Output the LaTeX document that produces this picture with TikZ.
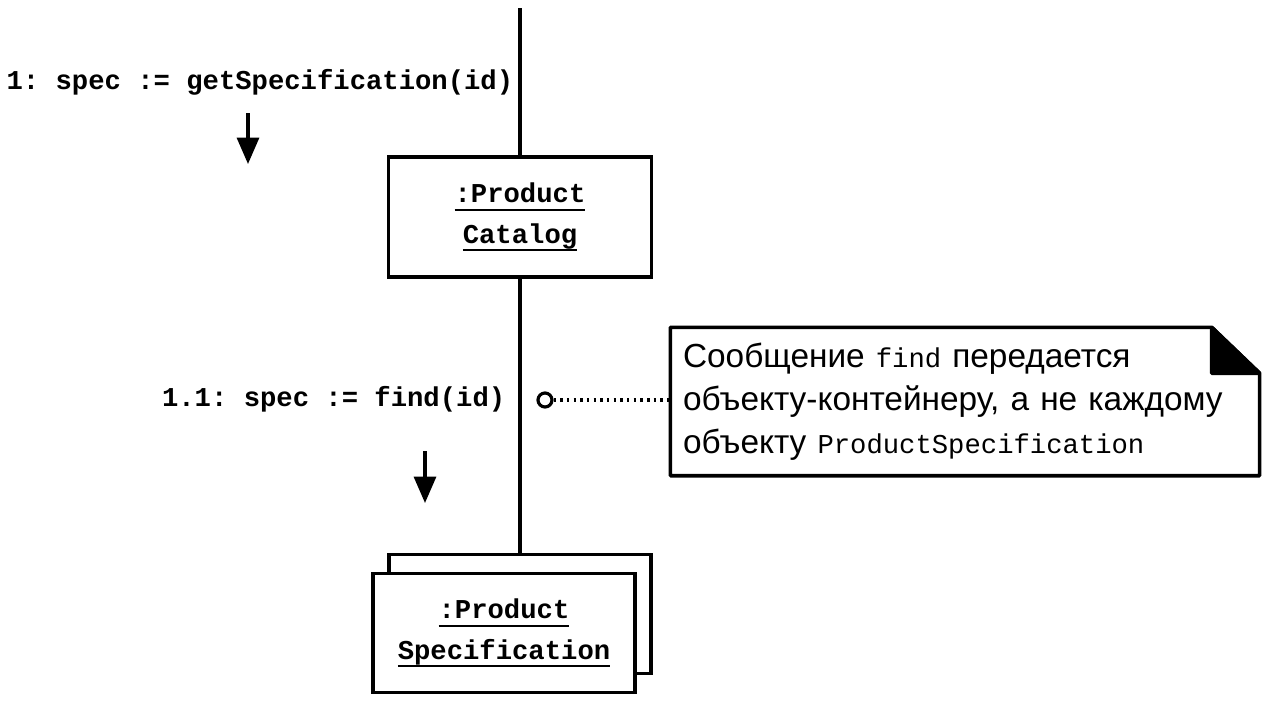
\documentclass[tikz,border=0pt]{standalone}
\usepackage{fontspec}
\setmainfont{Liberation Sans}
\setmonofont{Liberation Mono}
\usepackage{tikz}
\usetikzlibrary{arrows,arrows.meta,shapes,positioning}
\newsavebox{\ulbox}
\newcommand{\uln}[1]{\sbox{\ulbox}{#1}\leavevmode\rlap{\vrule height -3.2pt depth 4.4pt width \wd\ulbox}\usebox{\ulbox}}
\newcommand{\msgfont}{\fontsize{15.5pt}{22.8pt}\selectfont\ttfamily\bfseries}
\newcommand{\notefont}{\fontsize{19pt}{24.5pt}\selectfont}
\newcommand{\code}[1]{{\fontsize{15.5pt}{24.5pt}\selectfont\ttfamily #1}}

\begin{document}
\begin{tikzpicture}[x=0.02cm,y=-0.02cm,line width=2pt,
		obj/.style={draw, rectangle, fill=white, minimum width=5.26cm, minimum height=2.4cm, align=center, font=\msgfont},
		msg/.style={inner sep=0pt, font=\msgfont}]
			\useasboundingbox (0,0) rectangle (1268,700);
			
			% objects
			\node[obj] (Cat) at (520,217) {\uln{:Product}\\\uln{Catalog}} ;
			\node[obj, minimum width=5.24cm, minimum height=2.38cm] (SpecBack) at (520,614) {} ;
			\node[obj, minimum width=5.24cm, minimum height=2.38cm] (Spec) at (504,633) {\uln{:Product}\\\uln{Specification}} ;
			
			\coordinate (Top) at (520,8) ;
			\draw (Top) -- (Cat) ;
			\draw (Cat.south) -- (SpecBack.north) ;
			
			% messages
			\node[msg, anchor=east] (M1) at (515,82) {1: spec := getSpecification(id)} ;
			\coordinate (M1a) at (248,113) ;
			\coordinate (M1b) at (248,164) ;
			\draw[->,>={Triangle[length=15pt,width=12.5pt]},line width=1.8pt] (M1a) -- (M1b) ;
			
			\node[msg, anchor=east] (M2) at (507,399) {1.1: spec := find(id)} ;
			\coordinate (M2a) at (425,451) ;
			\coordinate (M2b) at (425,503) ;
			\draw[->,>={Triangle[length=15pt,width=12.5pt]},line width=1.8pt] (M2a) -- (M2b) ;
			
			% note
			\node[inner xsep=0.22cm, inner ysep=0pt, text width=11.28cm, minimum height=2.9cm, align=left, font=\notefont] (Note) at (965,401.5)
				{Сообщение \code{find} передается\\объекту-контейнеру, а не каждому\\объекту \code{ProductSpecification}} ;
			\draw[line join=bevel] (Note.south west) -- (Note.north west) -- ([xshift=-0.96cm]Note.north east) -- ([yshift=-0.92cm]Note.north east) -- (Note.south east) -- cycle ;
			\filldraw[line join=bevel] ([xshift=-0.96cm]Note.north east) -- ([xshift=-0.96cm,yshift=-0.92cm]Note.north east) -- ([yshift=-0.92cm]Note.north east) -- cycle ;
			
			\node[draw, circle, inner sep=0pt, minimum size=0.28cm, line width=1.8pt] (Pin) at (545,400) {} ;
			\draw[line width=2pt, dash pattern=on 1.4pt off 2.4pt] (Pin) -- (Pin -| Note.west) ;
		\end{tikzpicture}
\end{document}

┄┄┄┄┄┄┄┄┄┄┄┄┄┄┄┄┄┄┄┄

What needs to be done → Go through the listing above and write it out again exactly, dropping the pictures.

Task response →
Output the LaTeX document that produces this picture with TikZ.
\documentclass[tikz,border=0pt]{standalone}
\usepackage{fontspec}
\setmainfont{Liberation Sans}
\setmonofont{Liberation Mono}
\usepackage{tikz}
\usetikzlibrary{arrows,arrows.meta,shapes,positioning}
\newsavebox{\ulbox}
\newcommand{\uln}[1]{\sbox{\ulbox}{#1}\leavevmode\rlap{\vrule height -3.2pt depth 4.4pt width \wd\ulbox}\usebox{\ulbox}}
\newcommand{\msgfont}{\fontsize{15.5pt}{22.8pt}\selectfont\ttfamily\bfseries}
\newcommand{\notefont}{\fontsize{19pt}{24.5pt}\selectfont}
\newcommand{\code}[1]{{\fontsize{15.5pt}{24.5pt}\selectfont\ttfamily #1}}

\begin{document}
\begin{tikzpicture}[x=0.02cm,y=-0.02cm,line width=2pt,
		obj/.style={draw, rectangle, fill=white, minimum width=5.26cm, minimum height=2.4cm, align=center, font=\msgfont},
		msg/.style={inner sep=0pt, font=\msgfont}]
			\useasboundingbox (0,0) rectangle (1268,700);
			
			% objects
			\node[obj] (Cat) at (520,217) {\uln{:Product}\\\uln{Catalog}} ;
			\node[obj, minimum width=5.24cm, minimum height=2.38cm] (SpecBack) at (520,614) {} ;
			\node[obj, minimum width=5.24cm, minimum height=2.38cm] (Spec) at (504,633) {\uln{:Product}\\\uln{Specification}} ;
			
			\coordinate (Top) at (520,8) ;
			\draw (Top) -- (Cat) ;
			\draw (Cat.south) -- (SpecBack.north) ;
			
			% messages
			\node[msg, anchor=east] (M1) at (515,82) {1: spec := getSpecification(id)} ;
			\coordinate (M1a) at (248,113) ;
			\coordinate (M1b) at (248,164) ;
			\draw[->,>={Triangle[length=15pt,width=12.5pt]},line width=1.8pt] (M1a) -- (M1b) ;
			
			\node[msg, anchor=east] (M2) at (507,399) {1.1: spec := find(id)} ;
			\coordinate (M2a) at (425,451) ;
			\coordinate (M2b) at (425,503) ;
			\draw[->,>={Triangle[length=15pt,width=12.5pt]},line width=1.8pt] (M2a) -- (M2b) ;
			
			% note
			\node[inner xsep=0.22cm, inner ysep=0pt, text width=11.28cm, minimum height=2.9cm, align=left, font=\notefont] (Note) at (965,401.5)
				{Сообщение \code{find} передается\\объекту-контейнеру, а не каждому\\объекту \code{ProductSpecification}} ;
			\draw[line join=bevel] (Note.south west) -- (Note.north west) -- ([xshift=-0.96cm]Note.north east) -- ([yshift=-0.92cm]Note.north east) -- (Note.south east) -- cycle ;
			\filldraw[line join=bevel] ([xshift=-0.96cm]Note.north east) -- ([xshift=-0.96cm,yshift=-0.92cm]Note.north east) -- ([yshift=-0.92cm]Note.north east) -- cycle ;
			
			\node[draw, circle, inner sep=0pt, minimum size=0.28cm, line width=1.8pt] (Pin) at (545,400) {} ;
			\draw[line width=2pt, dash pattern=on 1.4pt off 2.4pt] (Pin) -- (Pin -| Note.west) ;
		\end{tikzpicture}
\end{document}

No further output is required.